▸ Given problem
Report every line from the material that contains the word "this".
────────────────────
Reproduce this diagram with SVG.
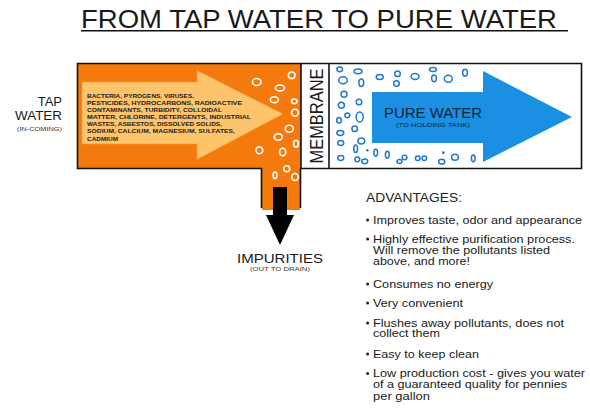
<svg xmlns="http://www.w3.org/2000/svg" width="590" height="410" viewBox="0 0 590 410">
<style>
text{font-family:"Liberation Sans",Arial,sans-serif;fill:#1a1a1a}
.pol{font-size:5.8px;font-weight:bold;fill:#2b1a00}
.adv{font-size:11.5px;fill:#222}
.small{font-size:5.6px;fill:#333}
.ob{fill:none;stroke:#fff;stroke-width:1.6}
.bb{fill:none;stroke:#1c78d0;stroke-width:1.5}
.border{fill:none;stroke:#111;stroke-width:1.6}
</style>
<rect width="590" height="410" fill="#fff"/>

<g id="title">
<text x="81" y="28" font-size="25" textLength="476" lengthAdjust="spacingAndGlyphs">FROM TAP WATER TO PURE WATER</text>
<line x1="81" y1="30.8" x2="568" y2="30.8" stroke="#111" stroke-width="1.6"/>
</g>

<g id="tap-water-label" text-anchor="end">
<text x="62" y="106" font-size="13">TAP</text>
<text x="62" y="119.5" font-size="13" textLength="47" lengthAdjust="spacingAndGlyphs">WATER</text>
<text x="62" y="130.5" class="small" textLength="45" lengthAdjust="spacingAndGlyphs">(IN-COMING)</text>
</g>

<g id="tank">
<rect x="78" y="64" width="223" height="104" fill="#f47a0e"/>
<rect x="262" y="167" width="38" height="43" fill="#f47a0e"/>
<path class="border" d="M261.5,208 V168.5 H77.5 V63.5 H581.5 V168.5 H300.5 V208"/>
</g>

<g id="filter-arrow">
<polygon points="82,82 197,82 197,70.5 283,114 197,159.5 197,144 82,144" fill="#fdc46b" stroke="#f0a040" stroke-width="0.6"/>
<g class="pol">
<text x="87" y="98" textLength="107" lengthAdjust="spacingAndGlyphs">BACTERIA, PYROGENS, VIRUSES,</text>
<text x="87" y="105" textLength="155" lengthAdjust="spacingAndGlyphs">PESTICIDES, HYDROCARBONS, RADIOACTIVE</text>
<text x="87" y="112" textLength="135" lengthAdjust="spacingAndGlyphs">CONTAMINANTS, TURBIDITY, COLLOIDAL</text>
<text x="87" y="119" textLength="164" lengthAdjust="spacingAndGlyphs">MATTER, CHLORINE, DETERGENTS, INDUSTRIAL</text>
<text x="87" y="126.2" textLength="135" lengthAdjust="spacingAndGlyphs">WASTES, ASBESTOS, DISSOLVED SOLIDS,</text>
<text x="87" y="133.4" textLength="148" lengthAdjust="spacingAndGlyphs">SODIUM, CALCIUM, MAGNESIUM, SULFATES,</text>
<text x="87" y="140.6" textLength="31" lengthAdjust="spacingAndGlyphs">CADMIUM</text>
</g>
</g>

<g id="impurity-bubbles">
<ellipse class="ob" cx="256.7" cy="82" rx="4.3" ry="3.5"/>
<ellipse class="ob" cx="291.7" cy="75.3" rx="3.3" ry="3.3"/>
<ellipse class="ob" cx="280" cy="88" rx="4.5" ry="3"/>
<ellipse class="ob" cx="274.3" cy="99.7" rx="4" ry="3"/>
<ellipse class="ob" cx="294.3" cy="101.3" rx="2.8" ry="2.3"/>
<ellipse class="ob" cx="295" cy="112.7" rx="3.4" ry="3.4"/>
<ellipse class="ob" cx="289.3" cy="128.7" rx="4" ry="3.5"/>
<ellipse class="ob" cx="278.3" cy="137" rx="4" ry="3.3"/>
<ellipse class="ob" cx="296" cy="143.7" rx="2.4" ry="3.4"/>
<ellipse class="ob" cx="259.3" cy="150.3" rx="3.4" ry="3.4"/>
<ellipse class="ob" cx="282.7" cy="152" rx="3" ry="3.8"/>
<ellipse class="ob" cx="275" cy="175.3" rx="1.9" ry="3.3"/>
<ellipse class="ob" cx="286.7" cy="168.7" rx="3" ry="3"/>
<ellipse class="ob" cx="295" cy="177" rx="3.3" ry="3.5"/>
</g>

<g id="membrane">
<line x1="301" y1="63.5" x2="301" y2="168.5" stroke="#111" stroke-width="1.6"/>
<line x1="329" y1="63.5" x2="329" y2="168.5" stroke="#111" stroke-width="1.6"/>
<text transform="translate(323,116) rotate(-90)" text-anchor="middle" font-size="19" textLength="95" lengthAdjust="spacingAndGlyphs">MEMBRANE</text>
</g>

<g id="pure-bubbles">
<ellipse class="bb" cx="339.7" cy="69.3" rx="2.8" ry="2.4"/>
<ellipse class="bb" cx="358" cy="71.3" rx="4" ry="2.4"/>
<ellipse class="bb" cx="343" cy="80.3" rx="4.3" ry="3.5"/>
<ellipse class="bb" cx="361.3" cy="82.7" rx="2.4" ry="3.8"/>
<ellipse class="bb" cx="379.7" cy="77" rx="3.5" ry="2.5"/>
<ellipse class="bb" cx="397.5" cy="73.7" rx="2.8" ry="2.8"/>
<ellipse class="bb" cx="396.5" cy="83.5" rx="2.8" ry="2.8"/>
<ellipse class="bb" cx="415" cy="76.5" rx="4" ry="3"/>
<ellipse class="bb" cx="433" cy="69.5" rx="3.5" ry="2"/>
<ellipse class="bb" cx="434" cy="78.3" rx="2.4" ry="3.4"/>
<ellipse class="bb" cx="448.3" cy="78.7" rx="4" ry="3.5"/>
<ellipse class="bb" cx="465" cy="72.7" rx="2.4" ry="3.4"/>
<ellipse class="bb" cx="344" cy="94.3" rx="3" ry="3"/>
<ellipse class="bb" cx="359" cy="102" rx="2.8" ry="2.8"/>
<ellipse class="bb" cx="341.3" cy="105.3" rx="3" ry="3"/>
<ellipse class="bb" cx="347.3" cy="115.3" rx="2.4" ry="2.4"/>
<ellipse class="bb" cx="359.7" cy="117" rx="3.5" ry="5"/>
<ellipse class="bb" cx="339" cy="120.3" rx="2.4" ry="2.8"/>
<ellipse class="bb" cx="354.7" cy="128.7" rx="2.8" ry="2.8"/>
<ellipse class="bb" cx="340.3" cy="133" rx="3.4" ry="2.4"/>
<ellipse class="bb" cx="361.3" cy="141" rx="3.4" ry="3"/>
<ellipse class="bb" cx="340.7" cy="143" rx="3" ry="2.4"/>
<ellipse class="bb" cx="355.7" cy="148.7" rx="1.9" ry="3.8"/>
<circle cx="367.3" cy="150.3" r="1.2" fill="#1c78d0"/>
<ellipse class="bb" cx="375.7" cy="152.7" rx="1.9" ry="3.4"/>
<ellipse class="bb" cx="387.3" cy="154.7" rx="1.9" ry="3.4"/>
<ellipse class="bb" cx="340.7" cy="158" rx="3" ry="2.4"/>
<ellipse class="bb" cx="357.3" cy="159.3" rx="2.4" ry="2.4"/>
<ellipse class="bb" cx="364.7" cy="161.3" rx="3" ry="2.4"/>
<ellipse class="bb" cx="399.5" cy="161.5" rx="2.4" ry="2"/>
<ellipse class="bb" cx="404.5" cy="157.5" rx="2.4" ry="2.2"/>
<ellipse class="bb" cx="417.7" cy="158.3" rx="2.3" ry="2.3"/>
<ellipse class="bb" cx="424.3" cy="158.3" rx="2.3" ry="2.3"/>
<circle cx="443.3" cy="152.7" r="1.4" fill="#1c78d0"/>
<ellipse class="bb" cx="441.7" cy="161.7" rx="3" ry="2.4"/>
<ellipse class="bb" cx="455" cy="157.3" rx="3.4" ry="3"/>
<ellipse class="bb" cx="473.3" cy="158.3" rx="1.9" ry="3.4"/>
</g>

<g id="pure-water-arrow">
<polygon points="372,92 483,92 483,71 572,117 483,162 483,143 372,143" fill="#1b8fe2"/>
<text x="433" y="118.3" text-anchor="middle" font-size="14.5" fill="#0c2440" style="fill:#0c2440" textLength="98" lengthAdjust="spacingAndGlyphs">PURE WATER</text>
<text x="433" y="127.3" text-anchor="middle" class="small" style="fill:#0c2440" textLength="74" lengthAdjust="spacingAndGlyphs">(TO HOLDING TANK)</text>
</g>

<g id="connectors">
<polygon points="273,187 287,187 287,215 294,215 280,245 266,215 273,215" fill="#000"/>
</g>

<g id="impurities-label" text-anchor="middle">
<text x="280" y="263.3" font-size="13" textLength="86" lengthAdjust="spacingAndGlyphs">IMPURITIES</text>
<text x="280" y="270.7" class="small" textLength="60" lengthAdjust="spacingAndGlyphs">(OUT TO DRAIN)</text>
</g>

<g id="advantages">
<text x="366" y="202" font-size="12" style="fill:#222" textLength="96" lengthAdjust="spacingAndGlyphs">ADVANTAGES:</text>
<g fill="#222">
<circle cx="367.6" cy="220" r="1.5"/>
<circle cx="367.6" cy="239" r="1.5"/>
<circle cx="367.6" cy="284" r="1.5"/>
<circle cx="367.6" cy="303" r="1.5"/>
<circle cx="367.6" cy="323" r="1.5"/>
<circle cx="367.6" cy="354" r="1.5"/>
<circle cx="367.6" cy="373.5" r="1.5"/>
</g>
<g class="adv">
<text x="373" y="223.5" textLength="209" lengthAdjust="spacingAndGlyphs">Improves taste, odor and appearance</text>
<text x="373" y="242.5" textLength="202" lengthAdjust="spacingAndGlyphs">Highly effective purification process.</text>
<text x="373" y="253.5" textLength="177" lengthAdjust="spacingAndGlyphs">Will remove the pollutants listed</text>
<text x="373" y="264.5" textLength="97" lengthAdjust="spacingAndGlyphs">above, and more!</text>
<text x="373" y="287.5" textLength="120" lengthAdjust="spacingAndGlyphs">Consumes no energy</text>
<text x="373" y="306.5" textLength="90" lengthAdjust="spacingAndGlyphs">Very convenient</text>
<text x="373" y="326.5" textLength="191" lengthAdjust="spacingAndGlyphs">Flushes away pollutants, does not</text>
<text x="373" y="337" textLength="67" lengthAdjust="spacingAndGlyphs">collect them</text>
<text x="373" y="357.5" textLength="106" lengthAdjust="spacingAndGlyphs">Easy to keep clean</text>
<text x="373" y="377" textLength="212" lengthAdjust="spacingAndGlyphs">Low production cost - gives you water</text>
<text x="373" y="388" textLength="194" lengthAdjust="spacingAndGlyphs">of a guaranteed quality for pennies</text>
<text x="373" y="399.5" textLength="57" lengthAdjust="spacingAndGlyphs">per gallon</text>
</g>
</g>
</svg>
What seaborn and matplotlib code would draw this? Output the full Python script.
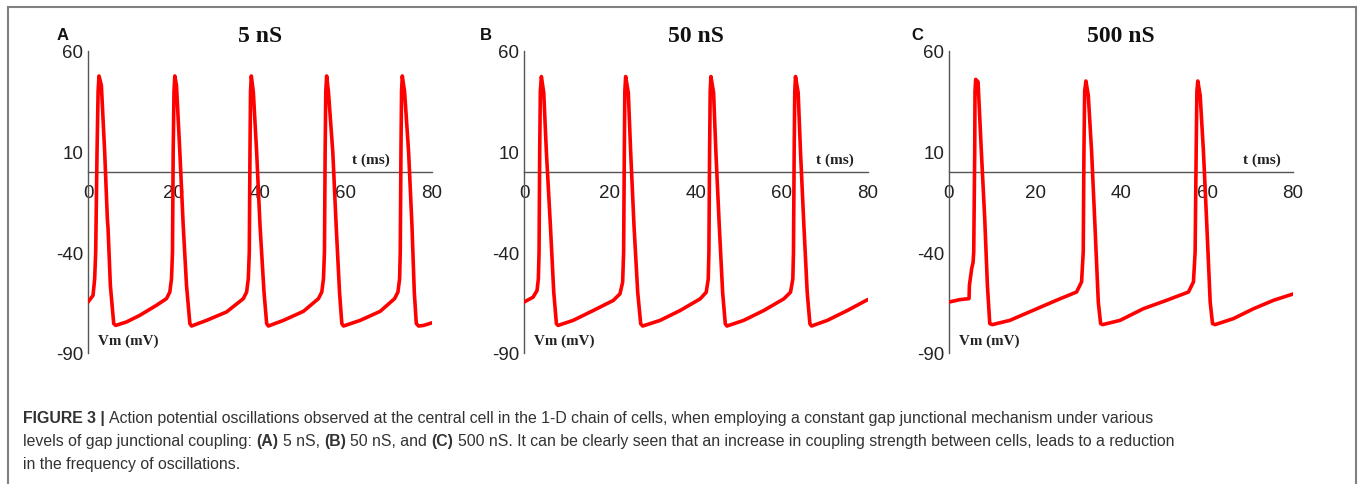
────────────────────
▸ Exercise output
Reproduce this diagram with SVG.
What seaborn and matplotlib code would draw this? Output the full Python script.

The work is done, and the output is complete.